By integrating Astera with a third-party tool, a support for extracting unstructured data from a bulk load of MS Word doc/docx files can be established.
In this document, we will use an open-source tool OfficeToPDF.exe to convert MS Word documents into PDF files. We will orchestrate this process of conversion through the workflow component in Astera.
Following system requirements should be met in order to use OfficeToPDF.exe:
.Net Framework 4
Office 2016, 2013, 2010 or Office 2007
Read up more on OfficeToPDF.exe from here.
Download the zip folder: WordtoPDF.zip and extract all three files shown below.

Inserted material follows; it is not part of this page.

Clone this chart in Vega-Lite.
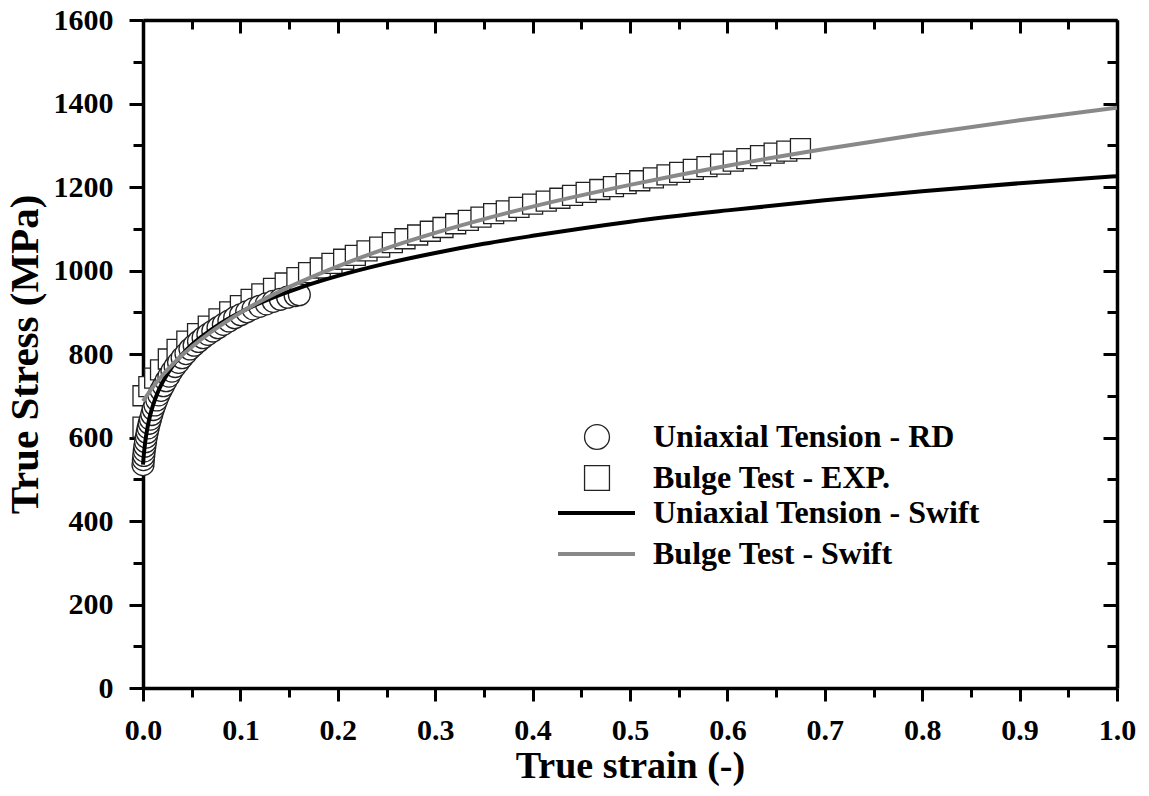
{
  "$schema": "https://vega.github.io/schema/vega-lite/v6.json",
  "width": 974,
  "height": 668,
  "autosize": "none",
  "padding": {"left": 143, "top": 20, "right": 32, "bottom": 108},
  "background": "white",
  "config": {
    "font": "Liberation Serif",
    "view": {"stroke": null},
    "axis": {"grid": false, "domainColor": "black", "domainWidth": 3.5, "tickColor": "black", "tickWidth": 3, "labelColor": "black", "titleColor": "black", "labelFont": "Liberation Serif", "titleFont": "Liberation Serif", "labelFontWeight": "bold", "titleFontWeight": "bold", "labelFontSize": 30, "titleFontSize": 38, "labelOverlap": false, "labelFlush": false}
  },
  "datasets": {
    "uniaxial": [
      {"strain": 0, "stress": 535}, {"strain": 0.0004, "stress": 547}, {"strain": 0.0008, "stress": 557}, {"strain": 0.0013, "stress": 568}, {"strain": 0.0019, "stress": 579}, {"strain": 0.0026, "stress": 590}, {"strain": 0.0034, "stress": 601}, {"strain": 0.0043, "stress": 612}, {"strain": 0.0053, "stress": 623}, {"strain": 0.0064, "stress": 634}, {"strain": 0.0076, "stress": 644}, {"strain": 0.009, "stress": 655}, {"strain": 0.0105, "stress": 667}, {"strain": 0.0122, "stress": 678}, {"strain": 0.0141, "stress": 690}, {"strain": 0.0162, "stress": 702}, {"strain": 0.0185, "stress": 713}, {"strain": 0.021, "stress": 724}, {"strain": 0.0237, "stress": 736}, {"strain": 0.0266, "stress": 747}, {"strain": 0.0297, "stress": 759}, {"strain": 0.033, "stress": 770}, {"strain": 0.0365, "stress": 780}, {"strain": 0.0402, "stress": 791}, {"strain": 0.0441, "stress": 801}, {"strain": 0.0482, "stress": 812}, {"strain": 0.0525, "stress": 821}, {"strain": 0.057, "stress": 830}, {"strain": 0.0617, "stress": 839}, {"strain": 0.0666, "stress": 847}, {"strain": 0.0717, "stress": 855}, {"strain": 0.077, "stress": 863}, {"strain": 0.0825, "stress": 871}, {"strain": 0.0882, "stress": 879}, {"strain": 0.0941, "stress": 887}, {"strain": 0.1002, "stress": 894}, {"strain": 0.1065, "stress": 901}, {"strain": 0.113, "stress": 908}, {"strain": 0.1197, "stress": 914}, {"strain": 0.1266, "stress": 920}, {"strain": 0.1337, "stress": 926}, {"strain": 0.141, "stress": 931}, {"strain": 0.1485, "stress": 936}, {"strain": 0.1562, "stress": 940}, {"strain": 0.1605, "stress": 942}
    ],
    "bulge": [
      {"strain": 0, "stress": 625}, {"strain": 0, "stress": 700}, {"strain": 0.006, "stress": 722}, {"strain": 0.012, "stress": 742}, {"strain": 0.018, "stress": 762}, {"strain": 0.026, "stress": 788}, {"strain": 0.035, "stress": 811}, {"strain": 0.045, "stress": 831}, {"strain": 0.056, "stress": 849}, {"strain": 0.067, "stress": 867}, {"strain": 0.078, "stress": 884}, {"strain": 0.089, "stress": 901}, {"strain": 0.1, "stress": 916}, {"strain": 0.111, "stress": 931}, {"strain": 0.122, "stress": 944}, {"strain": 0.134, "stress": 957}, {"strain": 0.146, "stress": 970}, {"strain": 0.158, "stress": 983}, {"strain": 0.17, "stress": 995}, {"strain": 0.182, "stress": 1006}, {"strain": 0.194, "stress": 1017}, {"strain": 0.206, "stress": 1027}, {"strain": 0.218, "stress": 1036}, {"strain": 0.23, "stress": 1047}, {"strain": 0.243, "stress": 1056}, {"strain": 0.256, "stress": 1067}, {"strain": 0.269, "stress": 1076}, {"strain": 0.282, "stress": 1085}, {"strain": 0.295, "stress": 1094}, {"strain": 0.308, "stress": 1103}, {"strain": 0.321, "stress": 1112}, {"strain": 0.334, "stress": 1120}, {"strain": 0.347, "stress": 1128}, {"strain": 0.36, "stress": 1136}, {"strain": 0.373, "stress": 1143}, {"strain": 0.386, "stress": 1151}, {"strain": 0.4, "stress": 1159}, {"strain": 0.414, "stress": 1166}, {"strain": 0.428, "stress": 1173}, {"strain": 0.441, "stress": 1180}, {"strain": 0.455, "stress": 1187}, {"strain": 0.469, "stress": 1194}, {"strain": 0.483, "stress": 1201}, {"strain": 0.496, "stress": 1208}, {"strain": 0.51, "stress": 1215}, {"strain": 0.524, "stress": 1222}, {"strain": 0.538, "stress": 1229}, {"strain": 0.551, "stress": 1235}, {"strain": 0.565, "stress": 1242}, {"strain": 0.579, "stress": 1249}, {"strain": 0.593, "stress": 1255}, {"strain": 0.606, "stress": 1262}, {"strain": 0.62, "stress": 1268}, {"strain": 0.634, "stress": 1275}, {"strain": 0.648, "stress": 1281}, {"strain": 0.661, "stress": 1286}, {"strain": 0.675, "stress": 1292}
    ],
    "fits": [
      {"fit": "Uniaxial Tension - Swift", "strain": 0, "stress": 535}, {"fit": "Uniaxial Tension - Swift", "strain": 0.001, "stress": 563}, {"fit": "Uniaxial Tension - Swift", "strain": 0.002, "stress": 584}, {"fit": "Uniaxial Tension - Swift", "strain": 0.003, "stress": 601}, {"fit": "Uniaxial Tension - Swift", "strain": 0.004, "stress": 616}, {"fit": "Uniaxial Tension - Swift", "strain": 0.006, "stress": 640}, {"fit": "Uniaxial Tension - Swift", "strain": 0.008, "stress": 659}, {"fit": "Uniaxial Tension - Swift", "strain": 0.01, "stress": 675}, {"fit": "Uniaxial Tension - Swift", "strain": 0.015, "stress": 707}, {"fit": "Uniaxial Tension - Swift", "strain": 0.02, "stress": 732}, {"fit": "Uniaxial Tension - Swift", "strain": 0.025, "stress": 752}, {"fit": "Uniaxial Tension - Swift", "strain": 0.03, "stress": 770}, {"fit": "Uniaxial Tension - Swift", "strain": 0.04, "stress": 798}, {"fit": "Uniaxial Tension - Swift", "strain": 0.05, "stress": 822}, {"fit": "Uniaxial Tension - Swift", "strain": 0.06, "stress": 841}, {"fit": "Uniaxial Tension - Swift", "strain": 0.08, "stress": 874}, {"fit": "Uniaxial Tension - Swift", "strain": 0.1, "stress": 900}, {"fit": "Uniaxial Tension - Swift", "strain": 0.13, "stress": 932}, {"fit": "Uniaxial Tension - Swift", "strain": 0.16, "stress": 958}, {"fit": "Uniaxial Tension - Swift", "strain": 0.2, "stress": 987}, {"fit": "Uniaxial Tension - Swift", "strain": 0.25, "stress": 1017}, {"fit": "Uniaxial Tension - Swift", "strain": 0.3, "stress": 1042}, {"fit": "Uniaxial Tension - Swift", "strain": 0.35, "stress": 1064}, {"fit": "Uniaxial Tension - Swift", "strain": 0.4, "stress": 1083}, {"fit": "Uniaxial Tension - Swift", "strain": 0.5, "stress": 1117}, {"fit": "Uniaxial Tension - Swift", "strain": 0.6, "stress": 1144}, {"fit": "Uniaxial Tension - Swift", "strain": 0.7, "stress": 1168}, {"fit": "Uniaxial Tension - Swift", "strain": 0.8, "stress": 1190}, {"fit": "Uniaxial Tension - Swift", "strain": 0.9, "stress": 1209}, {"fit": "Uniaxial Tension - Swift", "strain": 1.0, "stress": 1226},
      {"fit": "Bulge Test - Swift", "strain": 0, "stress": 687}, {"fit": "Bulge Test - Swift", "strain": 0.005, "stress": 704}, {"fit": "Bulge Test - Swift", "strain": 0.01, "stress": 720}, {"fit": "Bulge Test - Swift", "strain": 0.02, "stress": 749}, {"fit": "Bulge Test - Swift", "strain": 0.03, "stress": 774}, {"fit": "Bulge Test - Swift", "strain": 0.04, "stress": 797}, {"fit": "Bulge Test - Swift", "strain": 0.05, "stress": 817}, {"fit": "Bulge Test - Swift", "strain": 0.07, "stress": 853}, {"fit": "Bulge Test - Swift", "strain": 0.1, "stress": 899}, {"fit": "Bulge Test - Swift", "strain": 0.13, "stress": 938}, {"fit": "Bulge Test - Swift", "strain": 0.16, "stress": 971}, {"fit": "Bulge Test - Swift", "strain": 0.2, "stress": 1010}, {"fit": "Bulge Test - Swift", "strain": 0.25, "stress": 1053}, {"fit": "Bulge Test - Swift", "strain": 0.3, "stress": 1090}, {"fit": "Bulge Test - Swift", "strain": 0.35, "stress": 1123}, {"fit": "Bulge Test - Swift", "strain": 0.4, "stress": 1153}, {"fit": "Bulge Test - Swift", "strain": 0.5, "stress": 1205}, {"fit": "Bulge Test - Swift", "strain": 0.6, "stress": 1251}, {"fit": "Bulge Test - Swift", "strain": 0.7, "stress": 1291}, {"fit": "Bulge Test - Swift", "strain": 0.8, "stress": 1327}, {"fit": "Bulge Test - Swift", "strain": 0.9, "stress": 1360}, {"fit": "Bulge Test - Swift", "strain": 1.0, "stress": 1390}
    ]
  },
  "resolve": {"axis": {"x": "independent", "y": "independent"}},
  "layer": [
    {
      "data": {"name": "bulge"},
      "transform": [{"calculate": "'Bulge Test - EXP.'", "as": "series"}],
      "mark": {"type": "point", "filled": false, "fill": "white", "strokeWidth": 1.3, "size": 400, "opacity": 1},
      "encoding": {
        "x": {"field": "strain", "type": "quantitative", "scale": {"domain": [0, 1], "nice": false, "zero": false},
          "axis": {"orient": "bottom", "title": "True strain (-)", "values": [0, 0.05, 0.1, 0.15, 0.2, 0.25, 0.3, 0.35, 0.4, 0.45, 0.5, 0.55, 0.6, 0.65, 0.7, 0.75, 0.8, 0.85, 0.9, 0.95, 1.0],
            "labelExpr": "round(datum.value*20) % 2 == 0 ? format(datum.value, '.1f') : ''",
            "tickSize": {"condition": {"test": "round(datum.value*20) % 2 == 0", "value": 13}, "value": 9},
            "labelFont": "Liberation Serif", "titleFont": "Liberation Serif", "labelFontSize": 30, "titleFontSize": 38,
            "labelPadding": 14, "titlePadding": 2}},
        "y": {"field": "stress", "type": "quantitative", "scale": {"domain": [0, 1600], "nice": false},
          "axis": {"orient": "left", "title": "True Stress (MPa)", "values": [0, 100, 200, 300, 400, 500, 600, 700, 800, 900, 1000, 1100, 1200, 1300, 1400, 1500, 1600],
            "labelExpr": "datum.value % 200 == 0 ? format(datum.value, 'd') : ''",
            "tickSize": {"condition": {"test": "datum.value % 200 == 0", "value": 14}, "value": 10},
            "labelFont": "Liberation Serif", "titleFont": "Liberation Serif", "labelFontSize": 30, "titleFontSize": 41,
            "labelPadding": 16, "titlePadding": 7}},
        "color": {"field": "series", "type": "nominal",
          "scale": {"domain": ["Uniaxial Tension - RD", "Bulge Test - EXP."], "range": ["#222222", "#222222"]},
          "legend": {"orient": "none", "legendX": 438, "legendY": 402, "title": null, "symbolSize": 620, "symbolStrokeWidth": 1.3, "symbolOpacity": 1, "labelFontSize": 32, "labelFont": "Liberation Serif", "labelFontWeight": "bold", "labelColor": "black", "labelOffset": 40, "rowPadding": 9, "clipHeight": 30, "labelLimit": 0, "padding": 0}},
        "shape": {"field": "series", "type": "nominal",
          "scale": {"domain": ["Uniaxial Tension - RD", "Bulge Test - EXP."], "range": ["circle", "square"]},
          "legend": {"orient": "none", "legendX": 438, "legendY": 402, "title": null, "symbolSize": 620, "symbolStrokeWidth": 1.3, "symbolOpacity": 1, "labelFontSize": 32, "labelFont": "Liberation Serif", "labelFontWeight": "bold", "labelColor": "black", "labelOffset": 40, "rowPadding": 9, "clipHeight": 30, "labelLimit": 0, "padding": 0}}
      }
    },
    {
      "data": {"name": "uniaxial"},
      "transform": [{"calculate": "'Uniaxial Tension - RD'", "as": "series"}],
      "mark": {"type": "point", "filled": false, "fill": "white", "strokeWidth": 1.3, "size": 480, "opacity": 1},
      "encoding": {
        "x": {"field": "strain", "type": "quantitative", "axis": null},
        "y": {"field": "stress", "type": "quantitative", "axis": null},
        "color": {"field": "series", "type": "nominal"},
        "shape": {"field": "series", "type": "nominal"}
      }
    },
    {
      "data": {"name": "fits"},
      "mark": {"type": "line", "strokeWidth": 4, "interpolate": "monotone"},
      "encoding": {
        "x": {"field": "strain", "type": "quantitative",
          "axis": {"orient": "top", "title": null, "labels": false, "values": [0, 0.05, 0.1, 0.15, 0.2, 0.25, 0.3, 0.35, 0.4, 0.45, 0.5, 0.55, 0.6, 0.65, 0.7, 0.75, 0.8, 0.85, 0.9, 0.95, 1.0],
            "tickSize": {"condition": {"test": "round(datum.value*20) % 2 == 0", "value": -13}, "value": -9}}},
        "y": {"field": "stress", "type": "quantitative",
          "axis": {"orient": "right", "title": null, "labels": false, "values": [0, 100, 200, 300, 400, 500, 600, 700, 800, 900, 1000, 1100, 1200, 1300, 1400, 1500, 1600],
            "tickSize": {"condition": {"test": "datum.value % 200 == 0", "value": -14}, "value": -10}}},
        "stroke": {"field": "fit", "type": "nominal",
          "scale": {"domain": ["Uniaxial Tension - Swift", "Bulge Test - Swift"], "range": ["#000000", "#898989"]},
          "legend": {"orient": "none", "legendX": 413, "legendY": 478, "title": null, "symbolType": "stroke", "symbolSize": 5929, "symbolStrokeWidth": 4, "labelFontSize": 32, "labelFont": "Liberation Serif", "labelFontWeight": "bold", "labelColor": "black", "labelOffset": 16, "rowPadding": 9, "clipHeight": 30, "labelLimit": 0, "padding": 0}}
      }
    }
  ]
}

On the Astera client, go to File menu in the menu bar at the top, click Open and point the path towards Sample_Workflow.Wfs extracted in the first step.
The Sample_Workflow.Wfs will open in your application as shown below.
Follow the steps below to configure this workflow.
Right-click on the FilesToConvert object and select Properties from the context menu. A configuration window will open.
Here you need to provide the path to the source folder that contains all the doc/docx files. Apply the filter "*.doc*" and click OK.
Right-click on the header of Exe_FilePath object and select Properties from the context menu. In the constant value box, paste the local path to OfficeToPDF.exe, extracted in the first step and click OK.
Right-click on the header of Bat_FilePath object and select Properties from the context menu . In the constant value box, paste the local path to officetopdf.bat Windows batch file, extracted in the first step.
Right-click on the header of RunExe object to open its configuration window. Here, point the Program Path to the local path for officetopdf.bat Windows batch file.
Click on the Run Workflow icon to execute this workflow. This will generate the PDF files for all .doc/.docx files residing in the folder specified in FileSystem object.
Now, these PDF files can be loaded onto the Astera designer for creating an extraction template (report model) to extract the data.